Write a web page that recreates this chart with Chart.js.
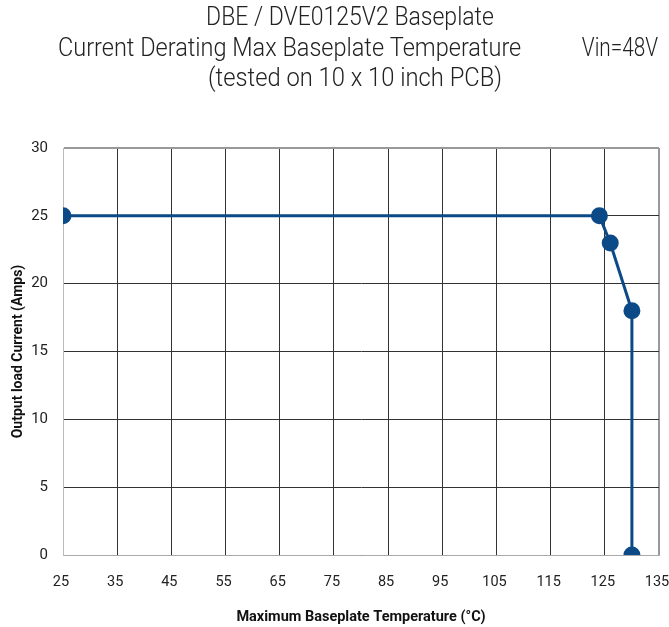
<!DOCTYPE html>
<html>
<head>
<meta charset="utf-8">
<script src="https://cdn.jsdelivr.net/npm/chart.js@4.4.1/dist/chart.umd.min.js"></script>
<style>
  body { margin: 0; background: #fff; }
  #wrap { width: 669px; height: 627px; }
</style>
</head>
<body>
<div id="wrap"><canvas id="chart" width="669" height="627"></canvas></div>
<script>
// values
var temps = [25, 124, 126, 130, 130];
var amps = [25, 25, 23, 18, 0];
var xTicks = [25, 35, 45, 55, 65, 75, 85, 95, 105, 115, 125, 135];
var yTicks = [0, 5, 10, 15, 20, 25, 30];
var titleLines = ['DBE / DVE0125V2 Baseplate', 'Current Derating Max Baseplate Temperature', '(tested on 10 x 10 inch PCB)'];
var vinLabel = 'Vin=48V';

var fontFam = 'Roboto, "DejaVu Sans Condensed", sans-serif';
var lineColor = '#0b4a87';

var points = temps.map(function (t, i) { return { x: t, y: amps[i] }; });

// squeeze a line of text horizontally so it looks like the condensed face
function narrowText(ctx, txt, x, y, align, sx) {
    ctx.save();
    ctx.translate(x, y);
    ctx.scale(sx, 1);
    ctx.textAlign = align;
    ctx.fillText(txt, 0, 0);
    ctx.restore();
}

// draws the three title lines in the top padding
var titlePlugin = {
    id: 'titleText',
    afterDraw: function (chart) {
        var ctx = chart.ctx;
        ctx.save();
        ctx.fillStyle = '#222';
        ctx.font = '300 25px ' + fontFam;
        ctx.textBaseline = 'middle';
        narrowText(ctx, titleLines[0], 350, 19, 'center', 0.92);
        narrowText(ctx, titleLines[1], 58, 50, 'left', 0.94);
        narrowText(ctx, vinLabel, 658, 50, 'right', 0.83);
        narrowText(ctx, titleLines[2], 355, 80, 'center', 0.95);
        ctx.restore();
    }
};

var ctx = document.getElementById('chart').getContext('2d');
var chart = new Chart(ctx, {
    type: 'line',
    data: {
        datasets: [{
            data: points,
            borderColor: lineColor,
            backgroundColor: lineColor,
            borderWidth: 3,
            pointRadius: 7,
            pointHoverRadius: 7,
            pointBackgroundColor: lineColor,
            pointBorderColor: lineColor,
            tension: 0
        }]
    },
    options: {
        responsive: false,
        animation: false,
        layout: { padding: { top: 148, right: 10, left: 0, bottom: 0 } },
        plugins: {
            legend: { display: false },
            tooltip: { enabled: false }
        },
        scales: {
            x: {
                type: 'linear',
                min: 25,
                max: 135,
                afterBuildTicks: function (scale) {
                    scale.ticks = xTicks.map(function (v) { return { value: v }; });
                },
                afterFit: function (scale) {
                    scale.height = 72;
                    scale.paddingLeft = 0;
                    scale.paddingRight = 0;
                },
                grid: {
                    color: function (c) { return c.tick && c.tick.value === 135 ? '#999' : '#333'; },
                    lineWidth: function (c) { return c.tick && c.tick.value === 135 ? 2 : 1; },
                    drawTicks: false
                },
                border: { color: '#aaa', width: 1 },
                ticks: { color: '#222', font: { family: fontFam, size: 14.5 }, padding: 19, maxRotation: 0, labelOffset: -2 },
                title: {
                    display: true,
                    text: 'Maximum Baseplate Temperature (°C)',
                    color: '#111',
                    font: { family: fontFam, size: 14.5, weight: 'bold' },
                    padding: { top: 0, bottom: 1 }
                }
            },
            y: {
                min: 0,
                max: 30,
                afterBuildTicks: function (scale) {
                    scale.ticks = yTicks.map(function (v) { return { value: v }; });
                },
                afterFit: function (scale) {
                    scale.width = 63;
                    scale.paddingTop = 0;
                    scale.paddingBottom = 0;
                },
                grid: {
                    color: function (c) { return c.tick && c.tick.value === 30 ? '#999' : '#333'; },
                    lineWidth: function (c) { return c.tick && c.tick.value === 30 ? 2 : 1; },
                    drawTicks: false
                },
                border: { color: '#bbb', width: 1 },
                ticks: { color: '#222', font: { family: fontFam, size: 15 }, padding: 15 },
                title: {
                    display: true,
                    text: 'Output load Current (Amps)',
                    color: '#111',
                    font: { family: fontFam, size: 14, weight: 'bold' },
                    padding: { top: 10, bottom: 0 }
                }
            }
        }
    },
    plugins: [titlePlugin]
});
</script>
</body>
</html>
================================
* **WHAT IS EXPECTED**: Give every line back word for word and leave the pictures out.

* **PROBLEM SOLUTION**:
Write a web page that recreates this chart with Chart.js.
<!DOCTYPE html>
<html>
<head>
<meta charset="utf-8">
<script src="https://cdn.jsdelivr.net/npm/chart.js@4.4.1/dist/chart.umd.min.js"></script>
<style>
  body { margin: 0; background: #fff; }
  #wrap { width: 669px; height: 627px; }
</style>
</head>
<body>
<div id="wrap"><canvas id="chart" width="669" height="627"></canvas></div>
<script>
// values
var temps = [25, 124, 126, 130, 130];
var amps = [25, 25, 23, 18, 0];
var xTicks = [25, 35, 45, 55, 65, 75, 85, 95, 105, 115, 125, 135];
var yTicks = [0, 5, 10, 15, 20, 25, 30];
var titleLines = ['DBE / DVE0125V2 Baseplate', 'Current Derating Max Baseplate Temperature', '(tested on 10 x 10 inch PCB)'];
var vinLabel = 'Vin=48V';

var fontFam = 'Roboto, "DejaVu Sans Condensed", sans-serif';
var lineColor = '#0b4a87';

var points = temps.map(function (t, i) { return { x: t, y: amps[i] }; });

// squeeze a line of text horizontally so it looks like the condensed face
function narrowText(ctx, txt, x, y, align, sx) {
    ctx.save();
    ctx.translate(x, y);
    ctx.scale(sx, 1);
    ctx.textAlign = align;
    ctx.fillText(txt, 0, 0);
    ctx.restore();
}

// draws the three title lines in the top padding
var titlePlugin = {
    id: 'titleText',
    afterDraw: function (chart) {
        var ctx = chart.ctx;
        ctx.save();
        ctx.fillStyle = '#222';
        ctx.font = '300 25px ' + fontFam;
        ctx.textBaseline = 'middle';
        narrowText(ctx, titleLines[0], 350, 19, 'center', 0.92);
        narrowText(ctx, titleLines[1], 58, 50, 'left', 0.94);
        narrowText(ctx, vinLabel, 658, 50, 'right', 0.83);
        narrowText(ctx, titleLines[2], 355, 80, 'center', 0.95);
        ctx.restore();
    }
};

var ctx = document.getElementById('chart').getContext('2d');
var chart = new Chart(ctx, {
    type: 'line',
    data: {
        datasets: [{
            data: points,
            borderColor: lineColor,
            backgroundColor: lineColor,
            borderWidth: 3,
            pointRadius: 7,
            pointHoverRadius: 7,
            pointBackgroundColor: lineColor,
            pointBorderColor: lineColor,
            tension: 0
        }]
    },
    options: {
        responsive: false,
        animation: false,
        layout: { padding: { top: 148, right: 10, left: 0, bottom: 0 } },
        plugins: {
            legend: { display: false },
            tooltip: { enabled: false }
        },
        scales: {
            x: {
                type: 'linear',
                min: 25,
                max: 135,
                afterBuildTicks: function (scale) {
                    scale.ticks = xTicks.map(function (v) { return { value: v }; });
                },
                afterFit: function (scale) {
                    scale.height = 72;
                    scale.paddingLeft = 0;
                    scale.paddingRight = 0;
                },
                grid: {
                    color: function (c) { return c.tick && c.tick.value === 135 ? '#999' : '#333'; },
                    lineWidth: function (c) { return c.tick && c.tick.value === 135 ? 2 : 1; },
                    drawTicks: false
                },
                border: { color: '#aaa', width: 1 },
                ticks: { color: '#222', font: { family: fontFam, size: 14.5 }, padding: 19, maxRotation: 0, labelOffset: -2 },
                title: {
                    display: true,
                    text: 'Maximum Baseplate Temperature (°C)',
                    color: '#111',
                    font: { family: fontFam, size: 14.5, weight: 'bold' },
                    padding: { top: 0, bottom: 1 }
                }
            },
            y: {
                min: 0,
                max: 30,
                afterBuildTicks: function (scale) {
                    scale.ticks = yTicks.map(function (v) { return { value: v }; });
                },
                afterFit: function (scale) {
                    scale.width = 63;
                    scale.paddingTop = 0;
                    scale.paddingBottom = 0;
                },
                grid: {
                    color: function (c) { return c.tick && c.tick.value === 30 ? '#999' : '#333'; },
                    lineWidth: function (c) { return c.tick && c.tick.value === 30 ? 2 : 1; },
                    drawTicks: false
                },
                border: { color: '#bbb', width: 1 },
                ticks: { color: '#222', font: { family: fontFam, size: 15 }, padding: 15 },
                title: {
                    display: true,
                    text: 'Output load Current (Amps)',
                    color: '#111',
                    font: { family: fontFam, size: 14, weight: 'bold' },
                    padding: { top: 10, bottom: 0 }
                }
            }
        }
    },
    plugins: [titlePlugin]
});
</script>
</body>
</html>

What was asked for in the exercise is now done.